After a long drawn out special session where legislators raised taxes by $2.5 billion, the State of Washington has yet to see the end of proposed tax hikes.  Now, Bill Gates Sr. (who by the way coauthored a book defending the “Death Tax”) and friends (including Governor Christine Gregoire) are pushing an initiative that would establish an income tax in Washington on anyone making over $200,000 a year. Despite attempts to spice up this tax hike, such as a minor 4% reduction in property taxes for the majority of Washington, our friends as the Evergreen Freedom Foundation have exposed this initiative as an economy threatening tax hike.

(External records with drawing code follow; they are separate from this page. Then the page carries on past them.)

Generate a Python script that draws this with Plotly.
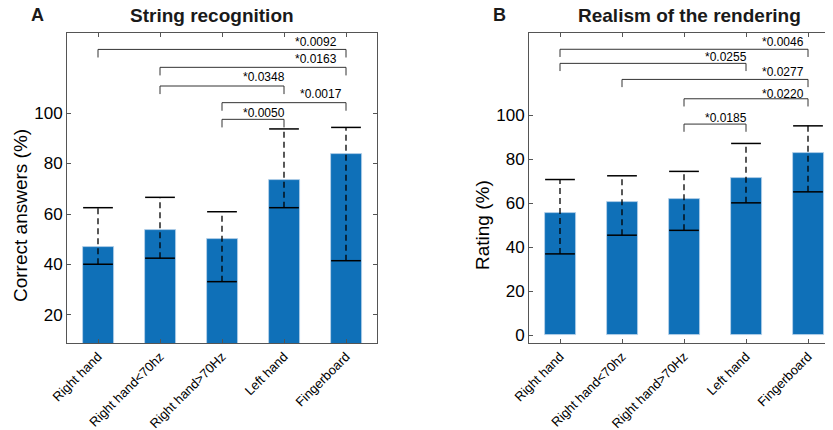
import plotly.graph_objects as go

W, H = 833, 430
OFF = 8  # page body margin that offsets the figure in the browser

categories = ["Right hand", "Right hand<70hz", "Right hand>70Hz", "Left hand", "Fingerboard"]

# Panel A: String recognition (correct answers, %)
a_mean = [46.8, 53.5, 50.2, 73.5, 83.6]
a_lower = [40.1, 42.5, 33.2, 62.5, 41.5]
a_upper = [62.5, 66.6, 60.9, 93.7, 94.3]
a_br_left = [0, 1, 1, 2, 2]
a_br_right = [4, 4, 3, 4, 3]
a_br_level = [125.2, 118.1, 110.7, 104.1, 97.5]
a_br_label = ["*0.0092", "*0.0163", "*0.0348", "*0.0017", "*0.0050"]
a_label_x = [3.52, 3.52, 2.67, 3.59, 2.67]
a_label_y = [128.2, 121.3, 114.4, 107.4, 100.1]

# Panel B: Realism of the rendering (rating, %)
b_mean = [55.3, 60.5, 61.8, 71.5, 82.6]
b_lower = [36.9, 45.4, 47.6, 60.1, 65.1]
b_upper = [70.7, 72.4, 74.4, 87.1, 95.1]
b_br_left = [0, 0, 1, 2, 2]
b_br_right = [4, 3, 4, 4, 3]
b_br_level = [129.9, 123.5, 116.2, 107.4, 95.9]
b_br_label = ["*0.0046", "*0.0255", "*0.0277", "*0.0220", "*0.0185"]
b_label_x = [3.60, 2.67, 3.60, 3.60, 2.67]
b_label_y = [133.4, 126.3, 119.7, 109.4, 98.5]

FONT = "Liberation Sans, Arial, Helvetica, sans-serif"
BAR = "#0f70b8"
AX = "#555555"


def px_x(p):
    return (p - OFF) / W


def px_y(p):
    return 1 - (p - OFF) / H


fig = go.Figure()


def add_panel(xa, ya, mean, lower, upper, bl, br, lev, lab, lx, ly, drop):
    xs = list(range(len(mean)))
    fig.add_trace(go.Bar(x=xs, y=mean, width=0.5, marker=dict(color=BAR, line=dict(color="#b9d2ea", width=0.8)),
                         xaxis=xa, yaxis=ya, showlegend=False, hoverinfo="skip"))
    vx, vy = [], []
    for i in xs:
        vx += [i, i, None]
        vy += [lower[i], upper[i], None]
    fig.add_trace(go.Scatter(x=vx, y=vy, mode="lines", line=dict(color="black", width=1.3, dash="6px,4px"),
                             xaxis=xa, yaxis=ya, showlegend=False, hoverinfo="skip"))
    cx, cy = [], []
    for i in xs:
        for v in (lower[i], upper[i]):
            cx += [i - 0.24, i + 0.24, None]
            cy += [v, v, None]
    fig.add_trace(go.Scatter(x=cx, y=cy, mode="lines", line=dict(color="black", width=1.5),
                             xaxis=xa, yaxis=ya, showlegend=False, hoverinfo="skip"))
    sx, sy = [], []
    for l, r, y in zip(bl, br, lev):
        sx += [l, l, r, r, None]
        sy += [y - drop, y, y, y - drop, None]
    fig.add_trace(go.Scatter(x=sx, y=sy, mode="lines", line=dict(color="#333333", width=1),
                             xaxis=xa, yaxis=ya, showlegend=False, hoverinfo="skip"))
    for t, x, y in zip(lab, lx, ly):
        fig.add_annotation(x=x, y=y, xref=xa, yref=ya, text=t, showarrow=False,
                           font=dict(family=FONT, size=12, color="black"), xanchor="center", yanchor="middle")


add_panel("x", "y", a_mean, a_lower, a_upper, a_br_left, a_br_right, a_br_level, a_br_label, a_label_x, a_label_y, 3.2)
add_panel("x2", "y2", b_mean, b_lower, b_upper, b_br_left, b_br_right, b_br_level, b_br_label, b_label_x, b_label_y, 3.5)

ydom = [px_y(343), px_y(33)]
common_x = dict(tickmode="array", tickvals=list(range(5)), ticktext=categories, tickangle=-45,
                showline=True, linecolor=AX, linewidth=1, ticks="inside", ticklen=4, tickcolor=AX,
                showgrid=False, zeroline=False, tickfont=dict(family=FONT, size=13, color="black"),
                mirror="ticks", fixedrange=True, automargin=False, range=[-0.5, 4.5])
common_y = dict(showline=True, linecolor=AX, linewidth=1, ticks="inside", ticklen=4, tickcolor=AX,
                showgrid=False, zeroline=False, tickfont=dict(family=FONT, size=17, color="black"),
                fixedrange=True, tickmode="array", automargin=False, domain=ydom)

fig.update_layout(
    width=W, height=H, margin=dict(l=0, r=0, t=0, b=0, autoexpand=False),
    paper_bgcolor="white", plot_bgcolor="white", bargap=0,
    xaxis=dict(domain=[px_x(67), px_x(377)], anchor="y", **common_x),
    yaxis=dict(range=[8.9, 131.7], anchor="x", tickvals=[20, 40, 60, 80, 100], mirror="ticks", **common_y),
    xaxis2=dict(domain=[px_x(529), px_x(839)], anchor="y2", **common_x),
    yaxis2=dict(range=[-3.6, 137.3], anchor="x2", tickvals=[0, 20, 40, 60, 80, 100], mirror=False, **common_y),
)

txt = [
    ("A", 37, 15, 18, True, 0),
    ("B", 499, 15, 18, True, 0),
    ("String recognition", 212, 15, 19, True, 0),
    ("Realism of the rendering", 689, 15, 19, True, 0),
    ("Correct answers (%)", 20, 216, 19, False, -90),
    ("Rating (%)", 482, 225, 19, False, -90),
]
for t, px, py, sz, bold, ang in txt:
    fig.add_annotation(x=px_x(px), y=px_y(py), xref="paper", yref="paper", showarrow=False,
                       text=f"<b>{t}</b>" if bold else t, textangle=ang,
                       font=dict(family=FONT, size=sz, color="#1a1a1a" if bold else "black"),
                       xanchor="center", yanchor="middle")

fig.write_html("out.html")
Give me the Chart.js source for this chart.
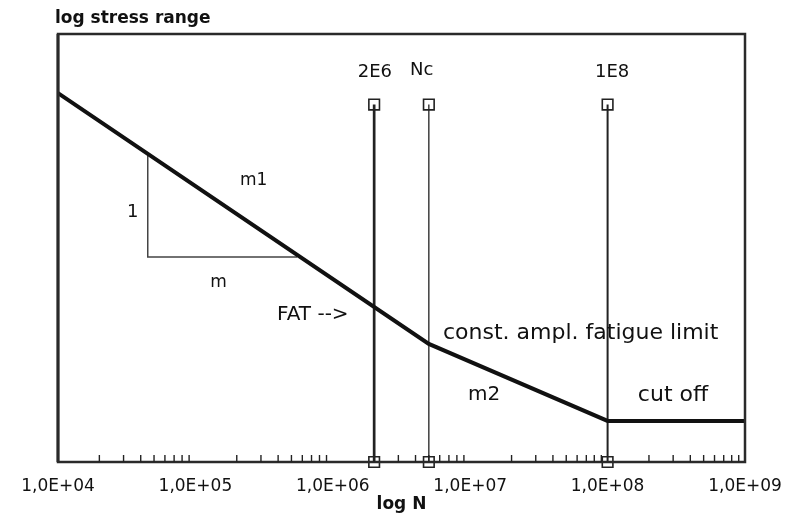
<!DOCTYPE html>
<html>
<head>
<meta charset="utf-8">
<script src="https://cdn.jsdelivr.net/npm/chart.js@4.4.1/dist/chart.umd.min.js"></script>
<style>
html,body{margin:0;padding:0;background:#fff}
#c{display:block}
</style>
</head>
<body>
<canvas id="c" width="789" height="516"></canvas>
<script>
// S-N curve (log N vs log stress range, stress in arbitrary units 0..100)
var curveN=[1e4,5e6,1e8,1e9];
var curveS=[86.2,27.6,9.6,9.6];

// vertical marker lines
var markN=[2e6,5e6,1e8];
var markNames=["2E6","Nc","1E8"];
var markTop=[83.5,83.5,83.5];
var markBottom=[0,0,0];
var markWidth=[2.7,1.3,2];

// slope triangle
var triN=[4.5e4,4.5e4,5.5e5];
var triS=[72.0,47.9,47.9];

// axis ticks
var decades=[1e4,1e5,1e6,1e7,1e8,1e9];

// text notes inside the plot
var noteText=["m1","1","m","FAT -->","const. ampl. fatigue limit","m2","cut off","2E6","Nc","1E8"];
var noteN=[2.11e5,3.18e4,1.28e5,3.93e5,6.34e6,9.64e6,1.66e8,1.52e6,3.65e6,8.09e7];
var noteS=[64.7,57.2,40.9,33.2,28.7,14.5,14.3,90.0,90.4,90.0];
var noteSize=[17,18,17,20,22,20,22,18,18,18];

var FONT="'DejaVu Sans', sans-serif";

var datasets=[];
datasets.push({
  data:curveN.map(function(n,i){return {x:n,y:curveS[i]}}),
  borderColor:"#111",borderWidth:4,pointRadius:0,tension:0,borderJoinStyle:"miter"
});
datasets.push({
  data:triN.map(function(n,i){return {x:n,y:triS[i]}}),
  borderColor:"#444",borderWidth:1.5,pointRadius:0,tension:0
});
for(var i=0;i<markN.length;i++){
  datasets.push({
    data:[{x:markN[i],y:markBottom[i]},{x:markN[i],y:markTop[i]}],
    borderColor:"#222",borderWidth:markWidth[i],
    pointStyle:"rect",pointRadius:7.5,pointHoverRadius:7.5,
    pointBackgroundColor:"rgba(0,0,0,0)",pointBorderColor:"#222",pointBorderWidth:1.6,
    clip:false
  });
}

var framePlugin={
  id:"frame",
  afterDatasetsDraw:function(chart){
    var ctx=chart.ctx,a=chart.chartArea,xs=chart.scales.x,ys=chart.scales.y;
    ctx.save();
    // plot frame
    ctx.strokeStyle="#2a2a2a";
    ctx.lineWidth=2.5;
    ctx.strokeRect(a.left,a.top,a.right-a.left,a.bottom-a.top);
    ctx.lineWidth=3;
    ctx.beginPath();ctx.moveTo(a.left,a.top);ctx.lineTo(a.left,a.bottom);ctx.stroke();
    // minor ticks pointing inward
    ctx.lineWidth=1.4;
    ctx.strokeStyle="#222";
    for(var d=0;d<decades.length-1;d++){
      for(var k=2;k<=9;k++){
        var px=xs.getPixelForValue(decades[d]*k);
        ctx.beginPath();ctx.moveTo(px,a.bottom);ctx.lineTo(px,a.bottom-7);ctx.stroke();
      }
    }
    // notes
    ctx.fillStyle="#111";
    ctx.textAlign="left";
    ctx.textBaseline="alphabetic";
    for(var j=0;j<noteText.length;j++){
      ctx.font=noteSize[j]+"px "+FONT;
      ctx.fillText(noteText[j],xs.getPixelForValue(noteN[j]),ys.getPixelForValue(noteS[j]));
    }
    // y axis label
    ctx.font="bold 17px "+FONT;
    ctx.fillText("log stress range",a.left-3,a.top-11);
    ctx.restore();
  }
};

new Chart(document.getElementById("c"),{
  type:"line",
  data:{datasets:datasets},
  options:{
    responsive:false,animation:false,
    layout:{padding:{left:58,right:44,top:34,bottom:0}},
    plugins:{legend:{display:false},tooltip:{enabled:false},title:{display:false}},
    scales:{
      x:{
        type:"logarithmic",min:1e4,max:1e9,
        afterBuildTicks:function(s){s.ticks=decades.map(function(v){return {value:v}})},
        afterFit:function(s){s.height=54;s.paddingLeft=0;s.paddingRight=0},
        grid:{display:false,drawTicks:false},
        border:{display:false},
        ticks:{
          color:"#111",padding:14,maxRotation:0,autoSkip:false,
          font:{family:FONT,size:17},
          callback:function(v){var e=Math.round(Math.log10(v));return "1,0E+"+(e<10?"0":"")+e}
        },
        title:{display:true,text:"log N",color:"#111",font:{family:FONT,size:17,weight:"bold"},padding:{top:1,bottom:1}}
      },
      y:{type:"linear",min:0,max:100,display:false}
    }
  },
  plugins:[framePlugin]
});
</script>
</body>
</html>
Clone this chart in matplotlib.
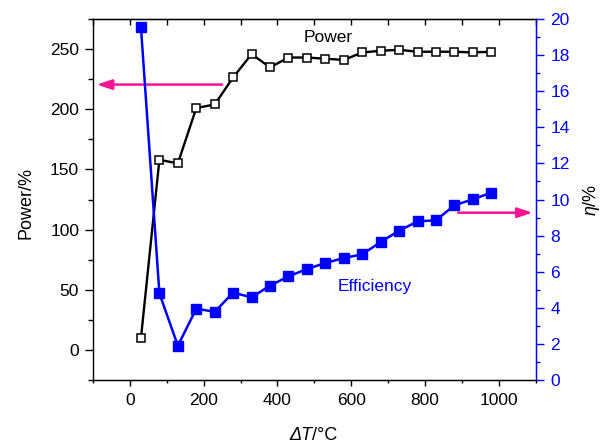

Under proposed Initiative 1077, individuals with incomes over $200,000 will be taxed at 5%; any excess over $500,000 will be taxed at 9% plus an additional $15,000. A couple making more than a million will also be taxed 9% but will also have to include an additional $30,000.

It is also important to note that despite this attempt to institute an income tax, Washington State has ruled a graduated income tax as unconstitutional. According to Article VII, Section of Washington’s Constitution “all taxes shall be uniform upon the same class of property within the territorial limits of the authority levying the tax and shall be levied and collected for public purposes only.” A 1933 State Supreme Court case also struck down the idea of creating an income tax.

However Bill Gates Sr. and friends are arguing that this income tax would not be tax on income. The idea is that the tax would hit income before an individual collects the income. However as Amber Gunn of EFF points out that this

is nonsensical. If your employer fires you the day before pay day, does that mean you are not owed for the work you have already completed because it is not in your possession as an asset? Of course not. It is your property at the moment you earn it under a contract that provides for remuneration for work performed. The constitution’s sweeping definition of property as “everything, whether tangible or intangible, subject to ownership” certainly includes income you have earned, whether or not it is in your actual possession.

Not only will this tax hurt business and possibly convince the more affluent to leave the state, but it will create a dangerous precedent: that an individual’s income is not considered to be his property. Americans for Tax Reform urges strong opposition to this unconstitutional tax increase in Washington State.

Washington is currently one out of nine states that does not have a state income tax.